The first for which I cannot possibly find an answer is why Iain wrote what he did? You'd need to ask him that.
The second is however more telling. Why do the Nats persist in honouring this man Donaldson? Even I don't believe the likes of Nicola Sturgeon or Roseanna Cunningham would want, in an ideal world, to have anything to do with him.
The reason is that to drop the Donaldson lecture would infuriate a significant minority in nationalist ranks. Who would dissent, thus highlighting their views. And that would be disastrous for the SNP electorally. So let us all, they calculate, just ignore that this happens and hope that nobody notices. That nobody notices that a significant minority in our governing Party hate the English so much that they believe that even a Nazi victory in the Second World War would have been an opportunity for "the betterment of Scotland."

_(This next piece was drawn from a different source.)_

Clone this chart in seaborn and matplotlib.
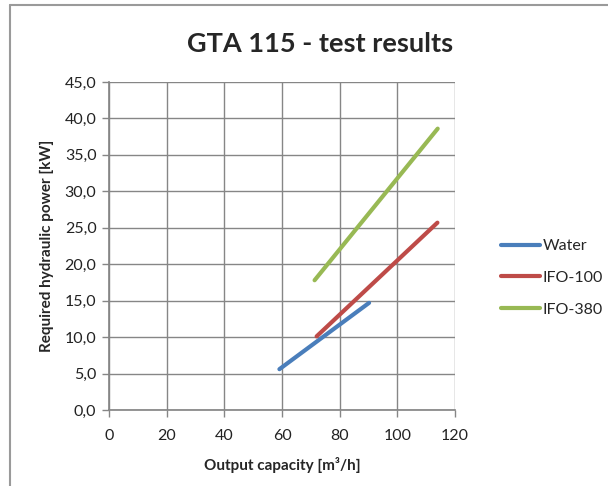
import matplotlib

matplotlib.use("Agg")
import matplotlib.pyplot as plt  # noqa: E402
import pandas as pd  # noqa: E402
import seaborn as sns  # noqa: E402
from matplotlib.lines import Line2D  # noqa: E402
from matplotlib.ticker import FuncFormatter, MultipleLocator  # noqa: E402

sns.set_theme(style="whitegrid")
plt.rcParams["font.family"] = ["Lato", "DejaVu Sans"]

# values
series_names = ["Water", "IFO-100", "IFO-380"]
water_x = [59.1, 90.2]
water_y = [5.6, 14.7]
ifo100_x = [72.0, 113.9]
ifo100_y = [10.1, 25.7]
ifo380_x = [71.3, 114.0]
ifo380_y = [17.8, 38.6]
colors = ["#4a7ebb", "#be4b48", "#98b954"]

df = pd.concat([
    pd.DataFrame({"capacity": water_x, "power": water_y, "fluid": "Water"}),
    pd.DataFrame({"capacity": ifo100_x, "power": ifo100_y, "fluid": "IFO-100"}),
    pd.DataFrame({"capacity": ifo380_x, "power": ifo380_y, "fluid": "IFO-380"}),
])

fig = plt.figure(figsize=(6.08, 4.86), dpi=100)
ax = fig.add_axes([109 / 608, 1 - 410 / 486, 346 / 608, 328 / 486])

grid_c = "#868686"
sns.lineplot(data=df, x="capacity", y="power", hue="fluid", hue_order=series_names,
             palette=colors, linewidth=3, legend=False, ax=ax, solid_capstyle="round")

ax.set_xlim(0, 120)
ax.set_ylim(0, 45)
ax.xaxis.set_major_locator(MultipleLocator(20))
ax.yaxis.set_major_locator(MultipleLocator(5))
ax.yaxis.set_major_formatter(FuncFormatter(lambda v, p: f"{v:.1f}".replace(".", ",")))
ax.grid(True, color=grid_c, linewidth=1)
for s in ax.spines.values():
    s.set_visible(False)
ax.spines["left"].set_visible(True)
ax.spines["bottom"].set_visible(True)
ax.spines["left"].set_color(grid_c)
ax.spines["bottom"].set_color(grid_c)
ax.tick_params(axis="both", which="major", length=5, width=1, color=grid_c,
               labelsize=11.5, labelcolor="#222222", direction="out", pad=4)
ax.tick_params(axis="x", pad=9)
ax.tick_params(bottom=True, left=True)
ax.set_facecolor("white")

ax.set_xlabel("Output capacity [m³/h]", fontsize=11, fontweight="bold", labelpad=10)
ax.set_ylabel("Required hydraulic power [kW]", fontsize=11, fontweight="bold", labelpad=8)
fig.text(0.527, 1 - 44 / 486, "GTA 115 - test results", ha="center", va="center",
         fontsize=19.5, fontweight="bold")

handles = [Line2D([0], [0], color=c, linewidth=3) for c in colors]
fig.legend(handles, series_names, loc="center left", bbox_to_anchor=(487 / 608, 1 - 278 / 486),
           frameon=False, fontsize=11.5, handlelength=2.4, handletextpad=0.2, labelspacing=1.1)

# chart border
fig.add_artist(Line2D([10 / 608, 10 / 608], [0, 1 - 5 / 486], color="#9a9a9a", linewidth=1.5))
fig.add_artist(Line2D([10 / 608, 1], [1 - 5 / 486, 1 - 5 / 486], color="#9a9a9a", linewidth=1.5))

fig.savefig("out.png", dpi=100, facecolor="white")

And let's just pretend for the moment that these people, the Donaldson faction, SNP rank and file in some number, after independence, would not then be likely to move on to hating somebody else. Somebody nearer at hand. Citing indeed that such views had a legitimate tradition within "their" Party.
It is annoying enough when the Nats mislead people about the future but when they are prepared also to mislead them about the past? What kind of regimes come to mind as doing that?